Parameters | Type | Doc |
---|---|---|
conf | dict | Configuration dictionary passed to the experiment class. |
Attributes | Type | Doc |
---|---|---|
conf | dict | Configuration dictionary passed to the experiment class. |
hasher | class | DictVectorizer class from sklearn. |
decomposers | class | TruncatedSVD class from sklearn. |
Methods
Function | Doc |
---|---|
transform | Send the data through all applicable steps to vectorize. |
transform
transform(data, fit=False)
Send the data through all applicable steps to vectorize.
Optimizer
class Optimizer(object)
Current placeholder for grid methods. Should be fleshed out.
Parameters | Type | Doc |
---|---|---|
classifiers | dict, optional, default None | Dictionary where the key is a initiated model class, and the values are a dictionary with parameter settings in a (string-array) format, same as used in the scikit-learn pipeline.
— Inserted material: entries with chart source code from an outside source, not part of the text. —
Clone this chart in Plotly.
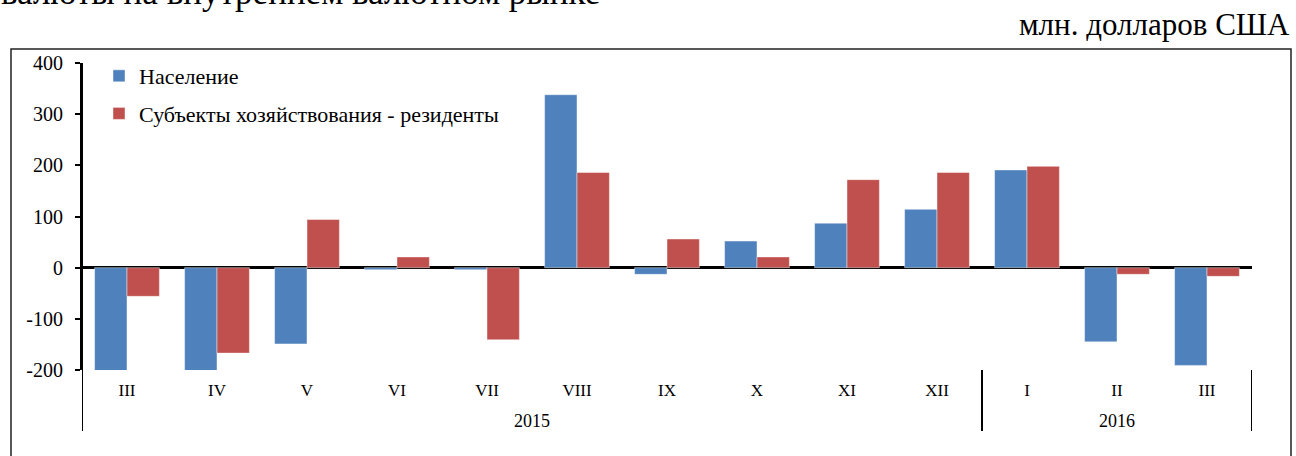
import plotly.graph_objects as go

months = ["III", "IV", "V", "VI", "VII", "VIII", "IX", "X", "XI", "XII", "I", "II", "III"]
years = ["2015", "2016"]
year_centers = [4.5, 11]
separators = [-0.5, 9.5, 12.5]

population = [-204, -204, -149, -4, -4, 338, -13, 52, 87, 114, 191, -145, -191]
enterprises = [-56, -167, 94, 21, -141, 186, 56, 21, 172, 186, 198, -13, -17]

y_ticks = [-200, -100, 0, 100, 200, 300, 400]
y_labels = ["-200", "-100", "0", "100", "200", "300", "400"]

names = ["Население", "Субъекты хозяйствования - резиденты"]
colors = ["#4F81BD", "#C0504D"]

FONT = "Liberation Serif, Times New Roman, serif"
x = list(range(len(months)))

fig = go.Figure()
for i, (vals, nm, col) in enumerate(zip([population, enterprises], names, colors)):
    fig.add_trace(go.Bar(
        x=x, y=vals, name=nm, legendgroup=f"g{i}",
        marker=dict(color=col, line=dict(color="rgba(255,255,255,0.55)", width=0.8)),
    ))

# plot box geometry: left 82, right 1252, top 63, bottom 370
W, H = 1296, 456
L, R, T, B = 82, 1252, 63, 370
pw, ph = R - L, B - T

def px_to_paper_x(px):
    return (px - L) / pw

def px_to_paper_y(py):
    return (B - py) / ph

shapes = []
# outer frame
shapes.append(dict(type="rect", xref="paper", yref="paper",
                   x0=px_to_paper_x(11), x1=px_to_paper_x(1291),
                   y0=px_to_paper_y(470), y1=px_to_paper_y(49),
                   line=dict(color="#222", width=1.5), fillcolor="rgba(0,0,0,0)", layer="below"))
# category separators
for s in separators:
    shapes.append(dict(type="line", xref="x", yref="paper", x0=s, x1=s,
                       y0=px_to_paper_y(431), y1=0 if s != -0.5 else 1,
                       line=dict(color="black", width=2)))

annotations = []
for yr, c in zip(years, year_centers):
    annotations.append(dict(x=c, y=px_to_paper_y(421), xref="x", yref="paper",
                            text=yr, showarrow=False, yanchor="middle",
                            font=dict(family=FONT, size=18, color="black")))
annotations.append(dict(x=px_to_paper_x(1292), y=px_to_paper_y(25), xref="paper", yref="paper",
                        text="млн. долларов США", showarrow=False, xanchor="right", yanchor="middle",
                        font=dict(family=FONT, size=31, color="black")))
annotations.append(dict(x=px_to_paper_x(0), y=px_to_paper_y(13), xref="paper", yref="paper",
                        text="валюты на внутреннем валютном рынке", showarrow=False,
                        xanchor="left", yanchor="bottom", borderpad=0,
                        font=dict(family=FONT, size=35, color="black")))

fig.update_layout(
    width=W, height=H,
    margin=dict(l=L, r=W - R, t=T, b=H - B, autoexpand=False),
    paper_bgcolor="white", plot_bgcolor="white",
    barmode="group", bargap=0.28, bargroupgap=0,
    font=dict(family=FONT, color="black"),
    showlegend=True,
    legend=dict(x=px_to_paper_x(99), y=px_to_paper_y(55), xanchor="left", yanchor="top",
                bgcolor="rgba(0,0,0,0)", font=dict(family=FONT, size=22, color="black"),
                traceorder="grouped", tracegroupgap=6),
    xaxis=dict(range=[-0.5, 12.5], tickmode="array", tickvals=x, ticktext=months,
               showgrid=False, zeroline=False, showline=False, ticks="",
               tickfont=dict(family=FONT, size=17, color="black"),
               ticklabelstandoff=8, fixedrange=True, automargin=False),
    yaxis=dict(range=[-200, 400], tickmode="array", tickvals=y_ticks, ticktext=y_labels,
               showgrid=False, zeroline=True, zerolinecolor="black", zerolinewidth=3,
               showline=True, linecolor="black", linewidth=2,
               ticks="outside", ticklen=5, tickwidth=1.5, tickcolor="black",
               tickfont=dict(family=FONT, size=20, color="black"), fixedrange=True,
               ticklabelstandoff=8, automargin=False),
    shapes=shapes, annotations=annotations,
)

fig.write_html("out.html", config={"displayModeBar": False},
               post_script="document.body.style.margin='0';document.body.style.padding='0';")
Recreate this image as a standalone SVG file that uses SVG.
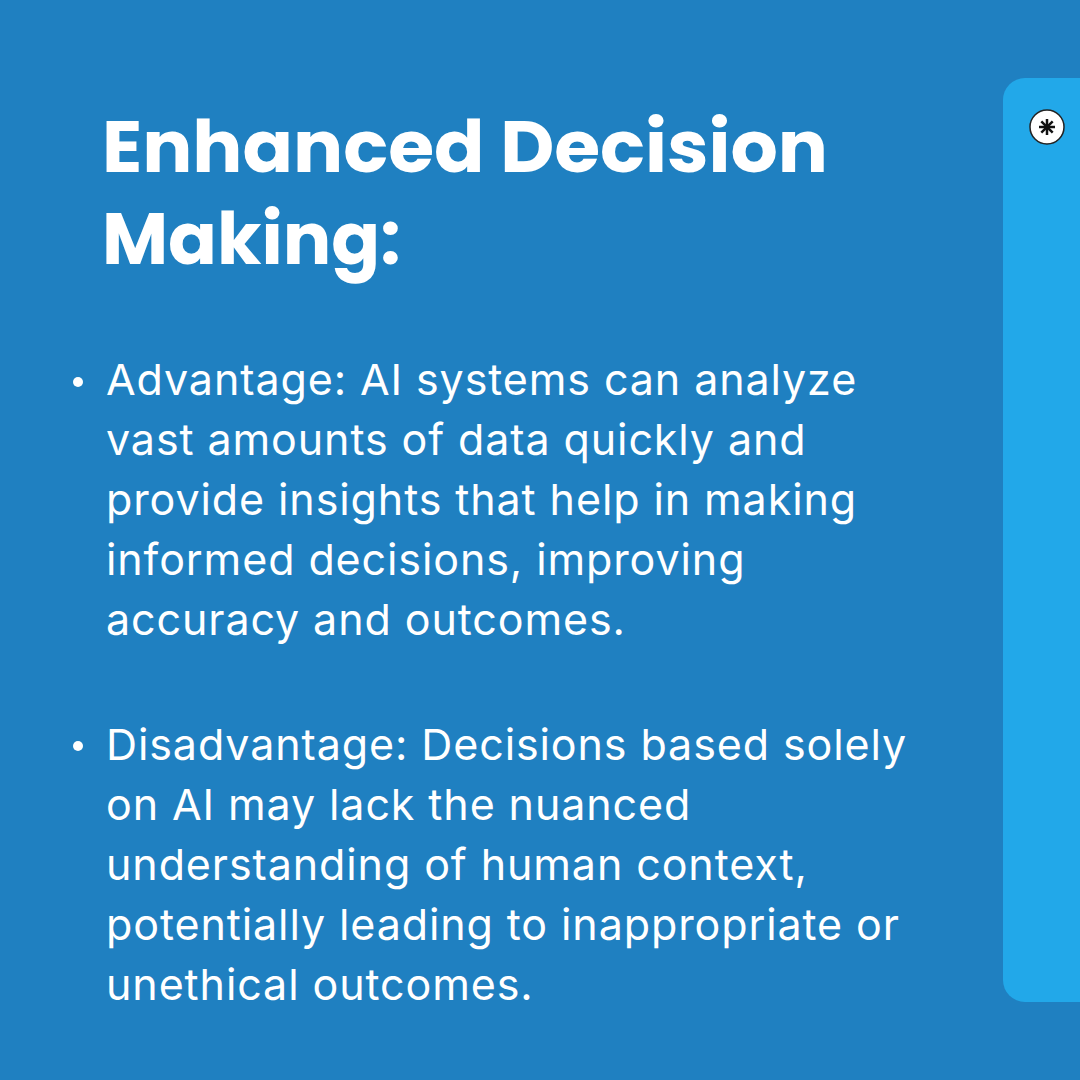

So for example, we provide: {LinearSVC(class_weight='balanced'): {'C': np.logspace(-3, 2, 6)}}. Note that pipeline requires some namespace (like clf__C), but the class handles that already. |
Methods
Function | Doc |
---|---|
best_model | Choose best parameters of trained classifiers. |
choose_classifier | Choose a classifier based on settings. |
best_model
best_model()
Choose best parameters of trained classifiers.
choose_classifier
choose_classifier(X, y, seed)
Choose a classifier based on settings.